* **Exercise directions**
Copy exactly the lines from the line containing "Emit a Python" to the line containing "from bokeh.resources import INLINE", both lines included, and omit any pictures.

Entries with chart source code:
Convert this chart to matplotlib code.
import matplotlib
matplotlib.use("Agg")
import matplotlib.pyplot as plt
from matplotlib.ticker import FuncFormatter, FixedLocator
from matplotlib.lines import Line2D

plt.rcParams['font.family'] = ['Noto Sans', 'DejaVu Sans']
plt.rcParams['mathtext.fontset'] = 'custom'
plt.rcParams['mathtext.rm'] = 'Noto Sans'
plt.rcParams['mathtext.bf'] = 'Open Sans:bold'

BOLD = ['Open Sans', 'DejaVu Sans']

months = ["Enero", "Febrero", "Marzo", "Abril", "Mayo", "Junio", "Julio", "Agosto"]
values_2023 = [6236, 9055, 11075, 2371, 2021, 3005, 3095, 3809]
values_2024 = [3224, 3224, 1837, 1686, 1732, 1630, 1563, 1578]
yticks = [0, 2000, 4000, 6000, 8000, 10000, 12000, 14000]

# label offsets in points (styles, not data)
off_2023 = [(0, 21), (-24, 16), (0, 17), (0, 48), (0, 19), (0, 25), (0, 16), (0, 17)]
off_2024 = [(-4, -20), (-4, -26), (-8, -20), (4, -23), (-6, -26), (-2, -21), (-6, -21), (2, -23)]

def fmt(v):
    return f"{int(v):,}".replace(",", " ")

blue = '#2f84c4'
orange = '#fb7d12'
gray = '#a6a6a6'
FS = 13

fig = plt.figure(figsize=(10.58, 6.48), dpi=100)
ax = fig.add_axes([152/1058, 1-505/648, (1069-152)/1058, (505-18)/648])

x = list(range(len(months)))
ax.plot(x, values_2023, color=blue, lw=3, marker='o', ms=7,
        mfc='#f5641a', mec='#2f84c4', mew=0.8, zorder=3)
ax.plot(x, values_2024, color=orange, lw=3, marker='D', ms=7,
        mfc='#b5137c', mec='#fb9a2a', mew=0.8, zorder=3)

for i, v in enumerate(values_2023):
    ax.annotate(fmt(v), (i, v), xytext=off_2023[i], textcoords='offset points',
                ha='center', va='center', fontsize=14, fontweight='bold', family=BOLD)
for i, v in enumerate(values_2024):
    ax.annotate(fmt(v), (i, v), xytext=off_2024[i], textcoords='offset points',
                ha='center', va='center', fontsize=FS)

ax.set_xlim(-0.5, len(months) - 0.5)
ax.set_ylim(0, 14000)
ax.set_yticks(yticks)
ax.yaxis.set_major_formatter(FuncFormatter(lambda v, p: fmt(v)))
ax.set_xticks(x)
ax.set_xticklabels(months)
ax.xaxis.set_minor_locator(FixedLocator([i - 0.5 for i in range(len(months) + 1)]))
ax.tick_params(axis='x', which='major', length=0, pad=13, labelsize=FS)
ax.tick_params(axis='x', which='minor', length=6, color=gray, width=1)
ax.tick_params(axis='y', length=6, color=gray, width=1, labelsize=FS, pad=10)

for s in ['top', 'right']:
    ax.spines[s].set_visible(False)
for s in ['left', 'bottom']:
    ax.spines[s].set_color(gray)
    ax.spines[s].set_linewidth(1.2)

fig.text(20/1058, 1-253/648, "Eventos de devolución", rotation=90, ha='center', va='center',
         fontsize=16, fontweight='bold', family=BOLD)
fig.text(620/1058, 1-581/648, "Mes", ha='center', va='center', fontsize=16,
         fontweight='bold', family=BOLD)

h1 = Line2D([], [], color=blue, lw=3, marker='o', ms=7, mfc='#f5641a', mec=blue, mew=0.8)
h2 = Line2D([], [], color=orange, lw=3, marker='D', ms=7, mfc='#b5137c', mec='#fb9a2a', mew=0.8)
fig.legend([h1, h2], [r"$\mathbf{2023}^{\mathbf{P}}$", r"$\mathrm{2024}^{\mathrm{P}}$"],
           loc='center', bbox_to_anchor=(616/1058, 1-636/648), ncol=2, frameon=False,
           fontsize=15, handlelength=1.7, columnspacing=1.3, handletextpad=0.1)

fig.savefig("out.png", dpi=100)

==

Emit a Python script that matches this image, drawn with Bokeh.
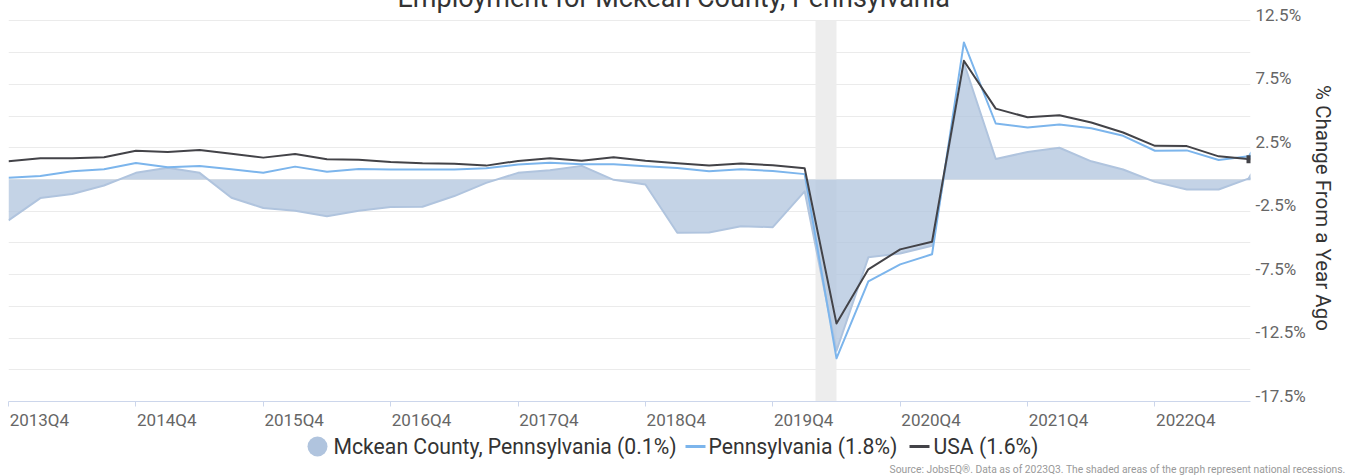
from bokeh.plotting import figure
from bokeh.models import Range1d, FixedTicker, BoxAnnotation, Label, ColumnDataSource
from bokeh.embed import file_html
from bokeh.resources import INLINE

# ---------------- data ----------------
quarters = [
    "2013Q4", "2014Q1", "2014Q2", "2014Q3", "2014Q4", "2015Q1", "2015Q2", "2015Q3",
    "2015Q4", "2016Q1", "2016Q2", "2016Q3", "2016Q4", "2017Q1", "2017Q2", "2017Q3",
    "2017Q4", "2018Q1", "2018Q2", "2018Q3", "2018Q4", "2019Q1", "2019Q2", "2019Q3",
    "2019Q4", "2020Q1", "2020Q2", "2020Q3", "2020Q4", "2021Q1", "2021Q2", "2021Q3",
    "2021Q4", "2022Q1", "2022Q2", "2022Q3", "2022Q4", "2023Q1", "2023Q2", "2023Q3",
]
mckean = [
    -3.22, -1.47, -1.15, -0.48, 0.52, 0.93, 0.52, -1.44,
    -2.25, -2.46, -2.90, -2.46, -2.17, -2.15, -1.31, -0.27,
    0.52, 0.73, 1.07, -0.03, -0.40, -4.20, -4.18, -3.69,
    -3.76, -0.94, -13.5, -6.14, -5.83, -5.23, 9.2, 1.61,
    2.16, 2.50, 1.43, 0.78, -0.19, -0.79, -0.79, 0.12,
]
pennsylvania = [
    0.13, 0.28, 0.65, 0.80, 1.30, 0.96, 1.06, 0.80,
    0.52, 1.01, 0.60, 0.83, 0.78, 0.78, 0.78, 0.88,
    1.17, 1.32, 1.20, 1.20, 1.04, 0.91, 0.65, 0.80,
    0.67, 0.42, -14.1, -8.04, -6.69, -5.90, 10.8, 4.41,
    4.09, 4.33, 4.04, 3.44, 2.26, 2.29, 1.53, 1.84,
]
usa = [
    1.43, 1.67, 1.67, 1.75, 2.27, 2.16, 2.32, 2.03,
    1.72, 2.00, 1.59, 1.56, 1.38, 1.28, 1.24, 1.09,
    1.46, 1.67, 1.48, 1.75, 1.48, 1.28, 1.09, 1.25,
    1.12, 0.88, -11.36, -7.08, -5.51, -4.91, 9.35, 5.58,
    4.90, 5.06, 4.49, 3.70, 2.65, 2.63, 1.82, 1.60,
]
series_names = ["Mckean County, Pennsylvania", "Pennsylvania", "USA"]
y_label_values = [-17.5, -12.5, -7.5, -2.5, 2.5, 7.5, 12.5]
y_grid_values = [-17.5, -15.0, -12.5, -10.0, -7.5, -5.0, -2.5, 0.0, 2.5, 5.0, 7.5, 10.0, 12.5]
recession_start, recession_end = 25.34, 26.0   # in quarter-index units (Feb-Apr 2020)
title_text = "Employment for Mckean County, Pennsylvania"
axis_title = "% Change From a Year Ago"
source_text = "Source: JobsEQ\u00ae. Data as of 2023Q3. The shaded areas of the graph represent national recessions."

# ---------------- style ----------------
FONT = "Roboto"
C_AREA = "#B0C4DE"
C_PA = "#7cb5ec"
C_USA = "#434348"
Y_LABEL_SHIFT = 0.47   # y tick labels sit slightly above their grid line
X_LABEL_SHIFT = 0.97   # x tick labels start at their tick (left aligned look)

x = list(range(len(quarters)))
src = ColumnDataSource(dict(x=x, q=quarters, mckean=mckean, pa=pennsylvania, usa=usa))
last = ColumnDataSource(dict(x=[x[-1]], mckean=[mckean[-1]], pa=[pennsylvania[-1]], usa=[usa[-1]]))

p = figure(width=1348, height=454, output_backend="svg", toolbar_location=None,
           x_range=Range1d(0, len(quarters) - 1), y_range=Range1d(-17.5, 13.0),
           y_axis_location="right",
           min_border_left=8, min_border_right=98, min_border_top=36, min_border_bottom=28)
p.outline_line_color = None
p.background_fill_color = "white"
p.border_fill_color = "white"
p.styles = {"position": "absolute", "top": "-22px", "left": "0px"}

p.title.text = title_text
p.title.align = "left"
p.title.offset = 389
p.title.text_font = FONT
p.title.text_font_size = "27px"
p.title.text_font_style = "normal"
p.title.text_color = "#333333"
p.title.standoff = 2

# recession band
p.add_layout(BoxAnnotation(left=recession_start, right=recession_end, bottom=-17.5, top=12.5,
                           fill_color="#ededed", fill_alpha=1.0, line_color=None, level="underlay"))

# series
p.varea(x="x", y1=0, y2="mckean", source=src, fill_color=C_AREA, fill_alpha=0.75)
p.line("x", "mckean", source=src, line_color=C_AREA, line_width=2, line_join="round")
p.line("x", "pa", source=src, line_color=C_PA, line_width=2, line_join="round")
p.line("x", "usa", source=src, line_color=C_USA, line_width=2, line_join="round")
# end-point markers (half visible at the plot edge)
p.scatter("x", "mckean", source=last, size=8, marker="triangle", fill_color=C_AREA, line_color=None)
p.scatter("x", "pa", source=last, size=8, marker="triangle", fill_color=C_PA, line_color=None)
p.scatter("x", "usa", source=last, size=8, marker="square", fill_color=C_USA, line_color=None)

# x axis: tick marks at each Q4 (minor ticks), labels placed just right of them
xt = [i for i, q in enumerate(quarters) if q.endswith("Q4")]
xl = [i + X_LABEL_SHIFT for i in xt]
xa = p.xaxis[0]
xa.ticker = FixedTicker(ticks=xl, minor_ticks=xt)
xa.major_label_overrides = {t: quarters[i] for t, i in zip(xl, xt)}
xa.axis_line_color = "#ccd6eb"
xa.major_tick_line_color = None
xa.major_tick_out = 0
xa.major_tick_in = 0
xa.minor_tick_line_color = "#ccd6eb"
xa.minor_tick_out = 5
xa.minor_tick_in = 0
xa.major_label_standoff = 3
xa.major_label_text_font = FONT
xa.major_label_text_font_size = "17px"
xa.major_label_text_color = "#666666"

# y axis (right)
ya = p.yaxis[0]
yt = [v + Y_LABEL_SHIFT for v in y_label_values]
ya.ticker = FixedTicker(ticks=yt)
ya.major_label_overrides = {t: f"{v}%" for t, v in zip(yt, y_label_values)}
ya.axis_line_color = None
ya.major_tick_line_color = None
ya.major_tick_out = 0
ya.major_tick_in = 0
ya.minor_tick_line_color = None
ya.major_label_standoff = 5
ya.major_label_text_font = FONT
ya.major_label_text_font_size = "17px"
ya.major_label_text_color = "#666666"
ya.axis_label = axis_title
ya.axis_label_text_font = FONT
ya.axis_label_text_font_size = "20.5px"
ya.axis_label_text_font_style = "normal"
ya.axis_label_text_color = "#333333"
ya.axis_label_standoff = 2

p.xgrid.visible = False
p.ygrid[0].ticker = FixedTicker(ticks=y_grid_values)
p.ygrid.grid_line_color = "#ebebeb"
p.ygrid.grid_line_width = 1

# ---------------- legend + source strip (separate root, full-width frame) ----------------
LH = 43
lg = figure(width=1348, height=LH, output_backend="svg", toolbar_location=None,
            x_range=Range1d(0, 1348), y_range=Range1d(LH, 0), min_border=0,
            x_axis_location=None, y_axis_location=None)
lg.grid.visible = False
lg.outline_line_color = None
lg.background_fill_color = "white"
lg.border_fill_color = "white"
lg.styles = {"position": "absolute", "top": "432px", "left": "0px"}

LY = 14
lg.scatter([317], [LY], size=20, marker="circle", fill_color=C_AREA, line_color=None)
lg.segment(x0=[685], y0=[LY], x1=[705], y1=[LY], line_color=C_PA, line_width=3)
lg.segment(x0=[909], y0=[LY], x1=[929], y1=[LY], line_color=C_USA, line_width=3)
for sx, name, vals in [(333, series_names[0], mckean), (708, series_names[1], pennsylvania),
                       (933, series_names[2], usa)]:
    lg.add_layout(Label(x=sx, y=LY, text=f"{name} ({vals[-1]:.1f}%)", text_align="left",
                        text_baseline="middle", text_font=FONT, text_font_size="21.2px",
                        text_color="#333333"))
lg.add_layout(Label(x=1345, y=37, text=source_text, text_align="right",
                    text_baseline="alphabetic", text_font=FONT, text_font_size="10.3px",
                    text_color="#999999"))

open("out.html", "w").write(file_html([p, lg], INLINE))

* **Finished exercise**
Emit a Python script that matches this image, drawn with Bokeh.
from bokeh.plotting import figure
from bokeh.models import Range1d, FixedTicker, BoxAnnotation, Label, ColumnDataSource
from bokeh.embed import file_html
from bokeh.resources import INLINE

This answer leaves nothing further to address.